Utility Tools
Base64 Encoder / Decoder
Encode text to Base64 or decode Base64 strings back to text — browser-based, nothing sent to servers
When Base64 encoding is the right choice
Embedding small images in CSS/HTML
Icons under 5 KB are faster as inline Base64 data URIs than separate HTTP requests. Saves a network round-trip per image. Not recommended for images above 10 KB — the 33% size increase outweighs the benefit.
API authentication headers
HTTP Basic Auth encodes username:password as Base64 in the Authorization header. Most REST API clients do this automatically, but when debugging or building raw requests you need to encode manually.
Email attachments (MIME)
Email protocols (SMTP) are text-only. Binary attachments like PDFs and images are Base64-encoded in MIME format before transmission. Your email client decodes them automatically when you download an attachment.
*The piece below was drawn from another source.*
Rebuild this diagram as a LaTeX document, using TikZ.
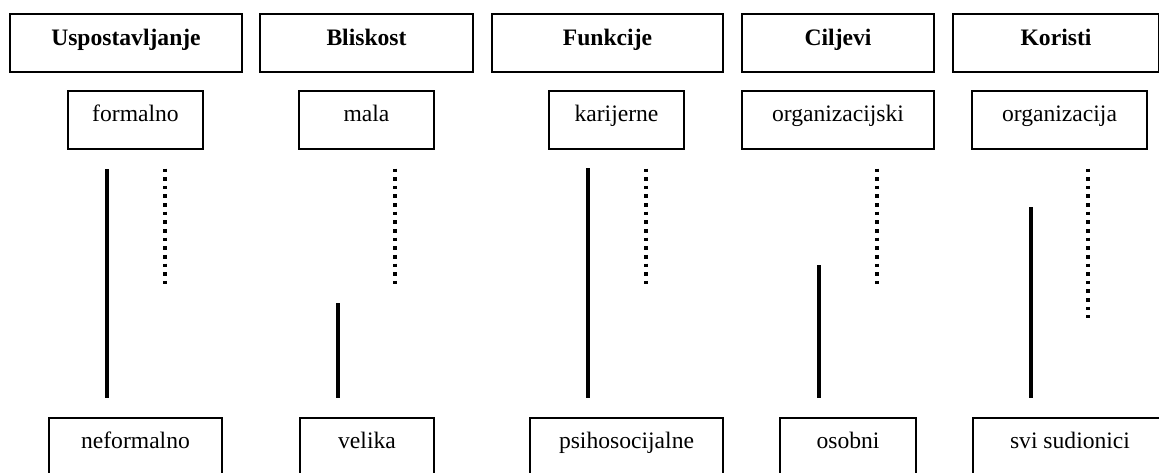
\documentclass[tikz,border=0pt]{standalone}
\usepackage{fontspec}
\setmainfont{Liberation Serif}

\begin{document}
\begin{tikzpicture}[x=0.5pt,y=-0.5pt,
	head/.style={draw,line width=0.75pt,inner sep=0pt,anchor=north,font=\fontsize{11.8}{14}\selectfont\bfseries,text height=16pt,text depth=13pt},
	val/.style={draw,line width=0.75pt,inner sep=0pt,anchor=north,font=\fontsize{11.8}{14}\selectfont,text height=15.5pt,text depth=13.5pt},
	bar/.style={line width=2pt},
	dots/.style={line width=1.8pt,dash pattern=on 1.8pt off 2.52pt}]
	\clip (0,0) rectangle (1159,472);
	\node[head,minimum width=116pt] (h-1) at (126,13) {Uspostavljanje};
	\node[head,minimum width=106.5pt] (h-2) at (366.5,13) {Bliskost};
	\node[head,minimum width=115.5pt] (h-3) at (607.5,13) {Funkcije};
	\node[head,minimum width=96pt] (h-4) at (838,13) {Ciljevi};
	\node[head,minimum width=103pt] (h-5) at (1056,13) {Koristi};
	
	\node[val,minimum width=67.5pt] (t-1) at (135.5,90) {formalno};
	\node[val,minimum width=67.5pt] (t-2) at (366.5,90) {mala};
	\node[val,minimum width=67.5pt] (t-3) at (616.5,90) {karijerne};
	\node[val,minimum width=96pt] (t-4) at (838,90) {organizacijski};
	\node[val,minimum width=87.5pt] (t-5) at (1059.5,90) {organizacija};
	
	\node[val,minimum width=86.5pt] (b-1) at (135.5,417) {neformalno};
	\node[val,minimum width=67pt] (b-2) at (367,417) {velika};
	\node[val,minimum width=96.5pt] (b-3) at (626.5,417) {psihosocijalne};
	\node[val,minimum width=68pt] (b-4) at (848,417) {osobni};
	\node[val,minimum width=97pt] (b-5) at (1070,417) {svi sudionici};
	
	\coordinate (s-1) at (107,169);
	\coordinate (s-2) at (338,303);
	\coordinate (s-3) at (588,168);
	\coordinate (s-4) at (819,265);
	\coordinate (s-5) at (1031,207);
	\coordinate (e-1) at (107,398);
	\coordinate (e-2) at (338,398);
	\coordinate (e-3) at (588,398);
	\coordinate (e-4) at (819,398);
	\coordinate (e-5) at (1031,398);
	\path[bar,draw]
	(s-1) -- (e-1)
	(s-2) -- (e-2)
	(s-3) -- (e-3)
	(s-4) -- (e-4)
	(s-5) -- (e-5)
	;
	
	\coordinate (d-1) at (165,168.5);
	\coordinate (d-2) at (395,168.5);
	\coordinate (d-3) at (646,168.5);
	\coordinate (d-4) at (877,168.5);
	\coordinate (d-5) at (1088,168.5);
	\coordinate (f-1) at (165,284);
	\coordinate (f-2) at (395,284);
	\coordinate (f-3) at (646,284);
	\coordinate (f-4) at (877,284);
	\coordinate (f-5) at (1088,318);
	\path[dots,draw]
	(d-1) -- (f-1)
	(d-2) -- (f-2)
	(d-3) -- (f-3)
	(d-4) -- (f-4)
	(d-5) -- (f-5)
	;
\end{tikzpicture}
\end{document}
Base64 is not encryption — anyone can decode it
A common misconception is that Base64 "hides" data. It does not. Base64 is a reversible encoding — any tool or browser console can decode it instantly with atob(). Never use Base64 to protect passwords, API keys, or sensitive data. If you need actual security, use encryption (AES-256, RSA) or hashing (SHA-256, bcrypt). Base64 is purely a format conversion tool.
Key Terms
Base64
A binary-to-text encoding that represents data using 64 ASCII characters (A-Z, a-z, 0-9, +, /) plus = for padding.
Data URI
A scheme that embeds Base64-encoded data directly in HTML or CSS, eliminating the need for a separate file request.
MIME
Multipurpose Internet Mail Extensions — the standard that uses Base64 to encode email attachments for transmission over text-based email protocols.